"""
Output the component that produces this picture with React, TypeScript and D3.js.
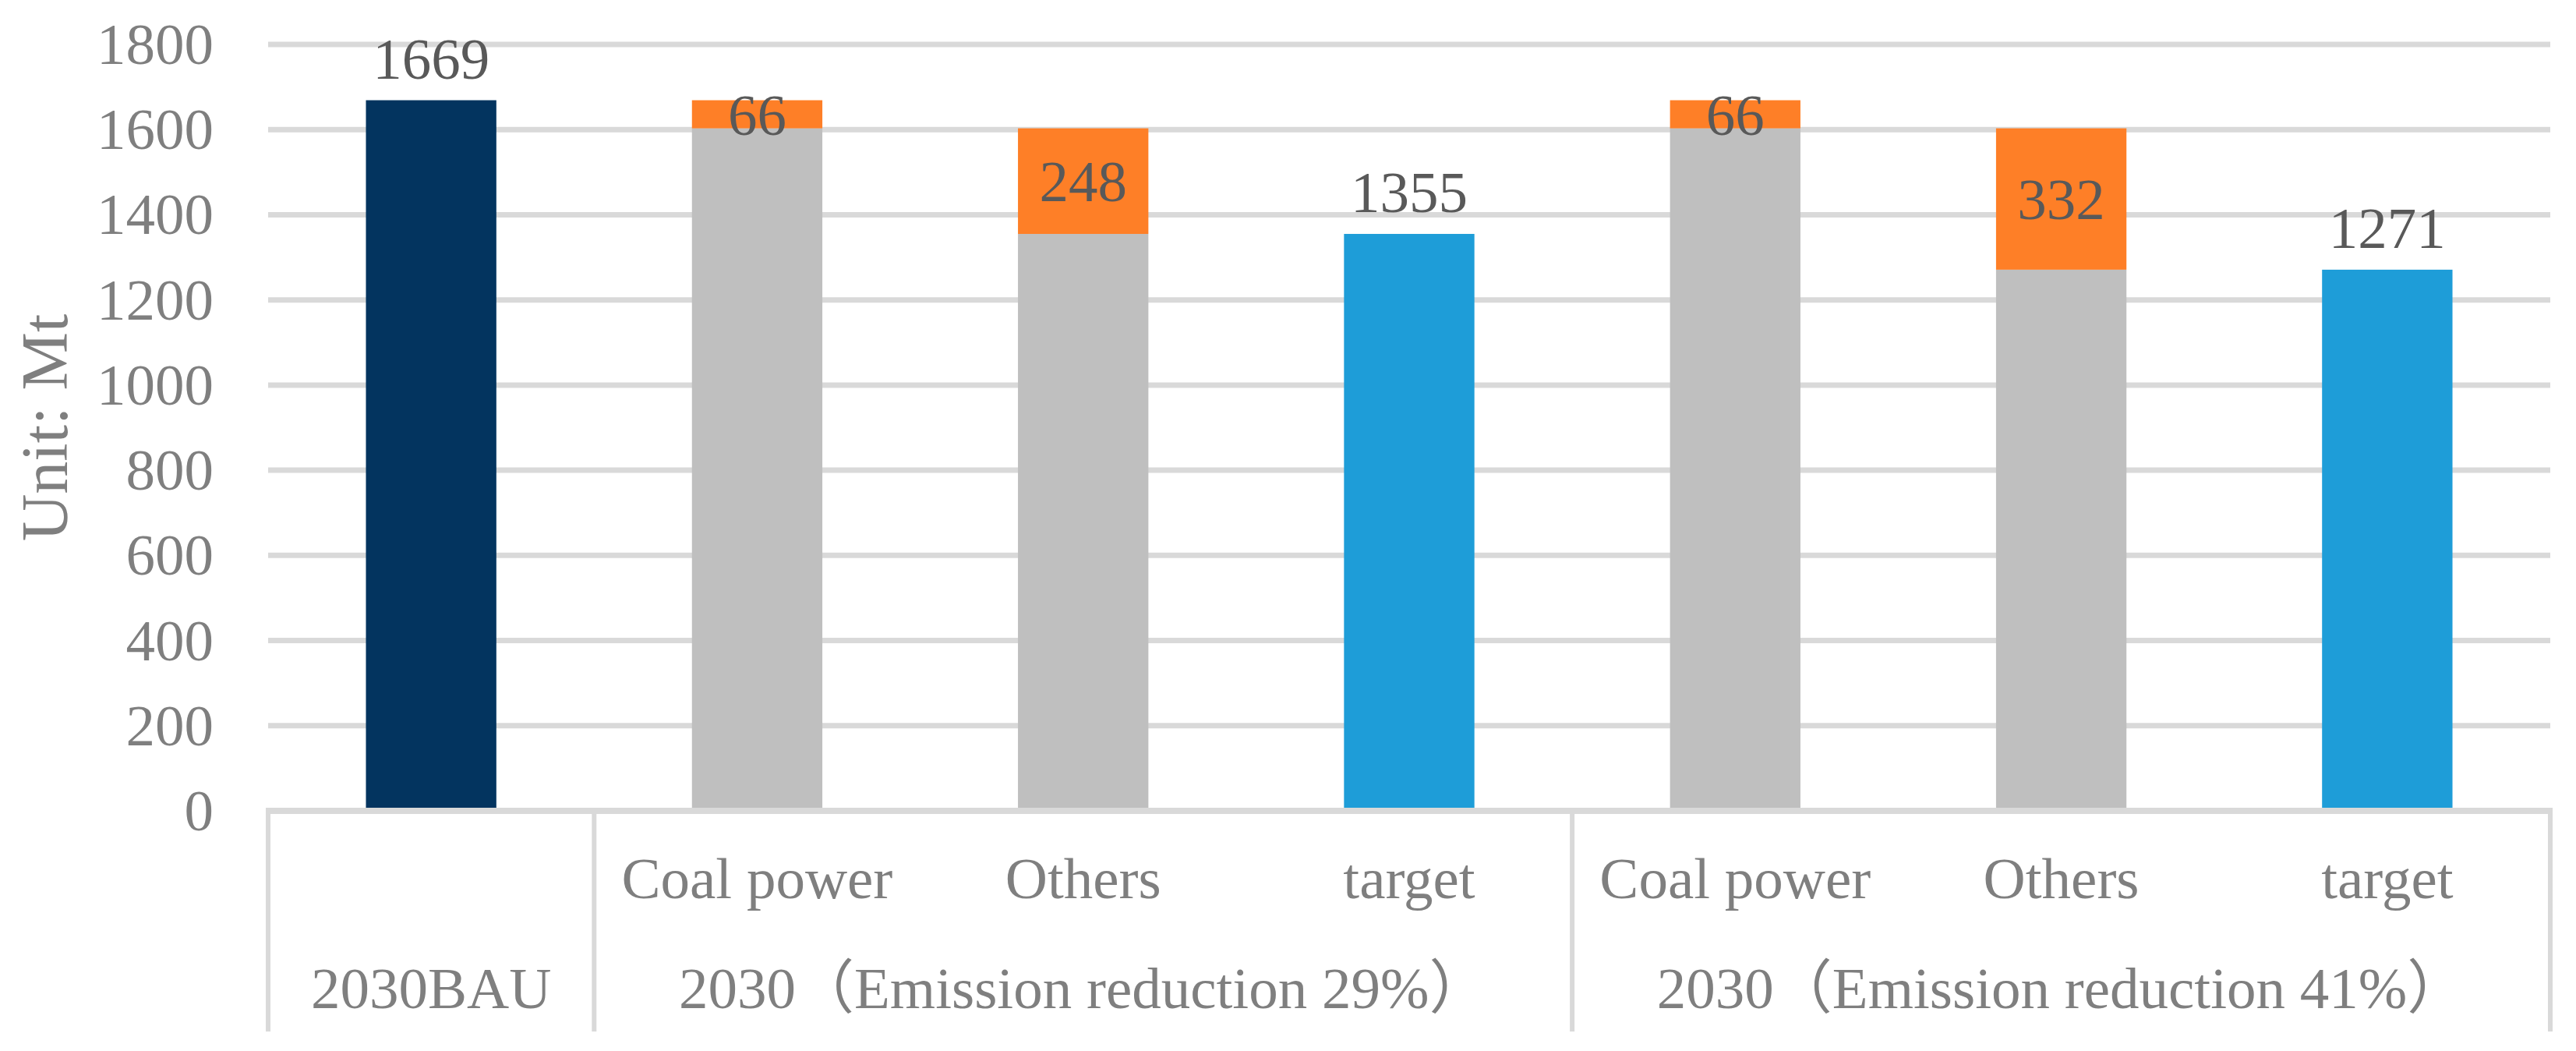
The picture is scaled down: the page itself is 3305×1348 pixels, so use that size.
import { useEffect, useRef } from 'react';
import * as d3 from 'd3';

// categories along the x axis (index keyed, names repeat)
const subLabels = ['', 'Coal power', 'Others', 'target', 'Coal power', 'Others', 'target'];
const barKinds = ['bau', 'step', 'step', 'target', 'step', 'step', 'target'];
// bottom part of each bar
const baseValues = [1669, 1603, 1355, 1355, 1603, 1271, 1271];
// reduction stacked on top (orange)
const reductionValues = [0, 66, 248, 0, 66, 332, 0];
// printed labels
const labelValues = [1669, 66, 248, 1355, 66, 332, 1271];
const groupLabels = ['2030BAU', '2030（Emission reduction 29%）', '2030（Emission reduction 41%）'];
const groupStart = [0, 1, 4];
const groupEnd = [0, 3, 6];
const yTicks = [0, 200, 400, 600, 800, 1000, 1200, 1400, 1600, 1800];

const colors: Record<string, string> = {
  bau: '#03345f',
  step: '#bfbfbf',
  target: '#1e9dd8',
  reduction: '#fe7f27',
};

export default function App() {
  const svgRef = useRef<SVGSVGElement>(null);

  useEffect(() => {
    if (!svgRef.current) return;
    const width = 3305;
    const height = 1348;
    const font = "'Liberation Serif', 'Times New Roman', 'Noto Sans CJK SC', serif";
    const fs = 75;

    const svg = d3.select(svgRef.current);
    svg.selectAll('*').remove();
    svg.attr('width', width).attr('height', height);

    const left = 344, right = 3272, top = 57, bottom = 1040, tableBottom = 1323;

    const idx = subLabels.map((_, i) => String(i));
    const x = d3.scaleBand().domain(idx).range([left, right]).paddingInner(0.6).paddingOuter(0.3);
    const step = x.step();
    const y = d3.scaleLinear().domain([0, 1800]).range([bottom, top]);

    // gridlines
    svg.append('g')
      .selectAll('line')
      .data(yTicks.filter(t => t > 0))
      .enter()
      .append('line')
      .attr('x1', left)
      .attr('x2', right)
      .attr('y1', d => y(d))
      .attr('y2', d => y(d))
      .attr('stroke', '#d9d9d9')
      .attr('stroke-width', 7);

    // y tick labels
    svg.append('g')
      .selectAll('text')
      .data(yTicks)
      .enter()
      .append('text')
      .attr('x', 274)
      .attr('y', d => y(d) + 25)
      .attr('text-anchor', 'end')
      .attr('font-family', font)
      .attr('font-size', fs)
      .attr('fill', '#7f7f7f')
      .text(d => d);

    // y axis title
    svg.append('text')
      .attr('transform', `translate(86, ${(top + bottom) / 2}) rotate(-90)`)
      .attr('text-anchor', 'middle')
      .attr('font-family', font)
      .attr('font-size', 84)
      .attr('fill', '#7f7f7f')
      .text('Unit: Mt');

    // bars
    const bars = svg.append('g');
    baseValues.forEach((v, i) => {
      bars.append('rect')
        .attr('x', x(String(i))!)
        .attr('width', x.bandwidth())
        .attr('y', y(v))
        .attr('height', y(0) - y(v))
        .attr('fill', colors[barKinds[i]]);
      if (reductionValues[i] > 0) {
        bars.append('rect')
          .attr('x', x(String(i))!)
          .attr('width', x.bandwidth())
          .attr('y', y(v + reductionValues[i]))
          .attr('height', y(v) - y(v + reductionValues[i]))
          .attr('fill', colors.reduction);
      }
    });

    // data labels
    labelValues.forEach((v, i) => {
      const cx = x(String(i))! + x.bandwidth() / 2;
      let ly: number;
      if (reductionValues[i] > 0) {
        const base = baseValues[i];
        ly = (y(base) + y(base + reductionValues[i])) / 2 + 26;
      } else {
        ly = y(baseValues[i]) - 28;
      }
      svg.append('text')
        .attr('x', cx)
        .attr('y', ly)
        .attr('text-anchor', 'middle')
        .attr('font-family', font)
        .attr('font-size', fs)
        .attr('fill', '#595959')
        .text(v);
    });

    // axis line + table
    const axis = svg.append('g').attr('stroke', '#d9d9d9');
    axis.append('line')
      .attr('x1', left - 3)
      .attr('x2', right + 3)
      .attr('y1', bottom)
      .attr('y2', bottom)
      .attr('stroke-width', 8);

    const edges = [left, ...groupEnd.map(e => left + step * (e + 1))];
    edges.forEach(ex => {
      axis.append('line')
        .attr('x1', ex)
        .attr('x2', ex)
        .attr('y1', bottom)
        .attr('y2', tableBottom)
        .attr('stroke-width', 6);
    });

    // sub category labels
    subLabels.forEach((s, i) => {
      if (!s) return;
      svg.append('text')
        .attr('x', x(String(i))! + x.bandwidth() / 2)
        .attr('y', 1152)
        .attr('text-anchor', 'middle')
        .attr('font-family', font)
        .attr('font-size', fs)
        .attr('fill', '#7f7f7f')
        .text(s);
    });

    // group labels
    groupLabels.forEach((g, i) => {
      const x0 = left + step * groupStart[i];
      const x1 = left + step * (groupEnd[i] + 1);
      svg.append('text')
        .attr('x', (x0 + x1) / 2)
        .attr('y', 1293)
        .attr('text-anchor', 'middle')
        .attr('font-family', font)
        .attr('font-size', fs)
        .attr('fill', '#7f7f7f')
        .text(g);
    });
  }, []);

  return (
    <div style={{ position: 'absolute', left: 0, top: 0, background: '#fff' }}>
      <svg ref={svgRef} style={{ display: 'block' }}></svg>
    </div>
  );
}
"""
-- Written request --
Copy out each line exactly, without the pictures.

-- Response for this exercise --
Output the component that produces this picture with React, TypeScript and D3.js.
The picture is scaled down: the page itself is 3305×1348 pixels, so use that size.
import { useEffect, useRef } from 'react';
import * as d3 from 'd3';

// categories along the x axis (index keyed, names repeat)
const subLabels = ['', 'Coal power', 'Others', 'target', 'Coal power', 'Others', 'target'];
const barKinds = ['bau', 'step', 'step', 'target', 'step', 'step', 'target'];
// bottom part of each bar
const baseValues = [1669, 1603, 1355, 1355, 1603, 1271, 1271];
// reduction stacked on top (orange)
const reductionValues = [0, 66, 248, 0, 66, 332, 0];
// printed labels
const labelValues = [1669, 66, 248, 1355, 66, 332, 1271];
const groupLabels = ['2030BAU', '2030（Emission reduction 29%）', '2030（Emission reduction 41%）'];
const groupStart = [0, 1, 4];
const groupEnd = [0, 3, 6];
const yTicks = [0, 200, 400, 600, 800, 1000, 1200, 1400, 1600, 1800];

const colors: Record<string, string> = {
  bau: '#03345f',
  step: '#bfbfbf',
  target: '#1e9dd8',
  reduction: '#fe7f27',
};

export default function App() {
  const svgRef = useRef<SVGSVGElement>(null);

  useEffect(() => {
    if (!svgRef.current) return;
    const width = 3305;
    const height = 1348;
    const font = "'Liberation Serif', 'Times New Roman', 'Noto Sans CJK SC', serif";
    const fs = 75;

    const svg = d3.select(svgRef.current);
    svg.selectAll('*').remove();
    svg.attr('width', width).attr('height', height);

    const left = 344, right = 3272, top = 57, bottom = 1040, tableBottom = 1323;

    const idx = subLabels.map((_, i) => String(i));
    const x = d3.scaleBand().domain(idx).range([left, right]).paddingInner(0.6).paddingOuter(0.3);
    const step = x.step();
    const y = d3.scaleLinear().domain([0, 1800]).range([bottom, top]);

    // gridlines
    svg.append('g')
      .selectAll('line')
      .data(yTicks.filter(t => t > 0))
      .enter()
      .append('line')
      .attr('x1', left)
      .attr('x2', right)
      .attr('y1', d => y(d))
      .attr('y2', d => y(d))
      .attr('stroke', '#d9d9d9')
      .attr('stroke-width', 7);

    // y tick labels
    svg.append('g')
      .selectAll('text')
      .data(yTicks)
      .enter()
      .append('text')
      .attr('x', 274)
      .attr('y', d => y(d) + 25)
      .attr('text-anchor', 'end')
      .attr('font-family', font)
      .attr('font-size', fs)
      .attr('fill', '#7f7f7f')
      .text(d => d);

    // y axis title
    svg.append('text')
      .attr('transform', `translate(86, ${(top + bottom) / 2}) rotate(-90)`)
      .attr('text-anchor', 'middle')
      .attr('font-family', font)
      .attr('font-size', 84)
      .attr('fill', '#7f7f7f')
      .text('Unit: Mt');

    // bars
    const bars = svg.append('g');
    baseValues.forEach((v, i) => {
      bars.append('rect')
        .attr('x', x(String(i))!)
        .attr('width', x.bandwidth())
        .attr('y', y(v))
        .attr('height', y(0) - y(v))
        .attr('fill', colors[barKinds[i]]);
      if (reductionValues[i] > 0) {
        bars.append('rect')
          .attr('x', x(String(i))!)
          .attr('width', x.bandwidth())
          .attr('y', y(v + reductionValues[i]))
          .attr('height', y(v) - y(v + reductionValues[i]))
          .attr('fill', colors.reduction);
      }
    });

    // data labels
    labelValues.forEach((v, i) => {
      const cx = x(String(i))! + x.bandwidth() / 2;
      let ly: number;
      if (reductionValues[i] > 0) {
        const base = baseValues[i];
        ly = (y(base) + y(base + reductionValues[i])) / 2 + 26;
      } else {
        ly = y(baseValues[i]) - 28;
      }
      svg.append('text')
        .attr('x', cx)
        .attr('y', ly)
        .attr('text-anchor', 'middle')
        .attr('font-family', font)
        .attr('font-size', fs)
        .attr('fill', '#595959')
        .text(v);
    });

    // axis line + table
    const axis = svg.append('g').attr('stroke', '#d9d9d9');
    axis.append('line')
      .attr('x1', left - 3)
      .attr('x2', right + 3)
      .attr('y1', bottom)
      .attr('y2', bottom)
      .attr('stroke-width', 8);

    const edges = [left, ...groupEnd.map(e => left + step * (e + 1))];
    edges.forEach(ex => {
      axis.append('line')
        .attr('x1', ex)
        .attr('x2', ex)
        .attr('y1', bottom)
        .attr('y2', tableBottom)
        .attr('stroke-width', 6);
    });

    // sub category labels
    subLabels.forEach((s, i) => {
      if (!s) return;
      svg.append('text')
        .attr('x', x(String(i))! + x.bandwidth() / 2)
        .attr('y', 1152)
        .attr('text-anchor', 'middle')
        .attr('font-family', font)
        .attr('font-size', fs)
        .attr('fill', '#7f7f7f')
        .text(s);
    });

    // group labels
    groupLabels.forEach((g, i) => {
      const x0 = left + step * groupStart[i];
      const x1 = left + step * (groupEnd[i] + 1);
      svg.append('text')
        .attr('x', (x0 + x1) / 2)
        .attr('y', 1293)
        .attr('text-anchor', 'middle')
        .attr('font-family', font)
        .attr('font-size', fs)
        .attr('fill', '#7f7f7f')
        .text(g);
    });
  }, []);

  return (
    <div style={{ position: 'absolute', left: 0, top: 0, background: '#fff' }}>
      <svg ref={svgRef} style={{ display: 'block' }}></svg>
    </div>
  );
}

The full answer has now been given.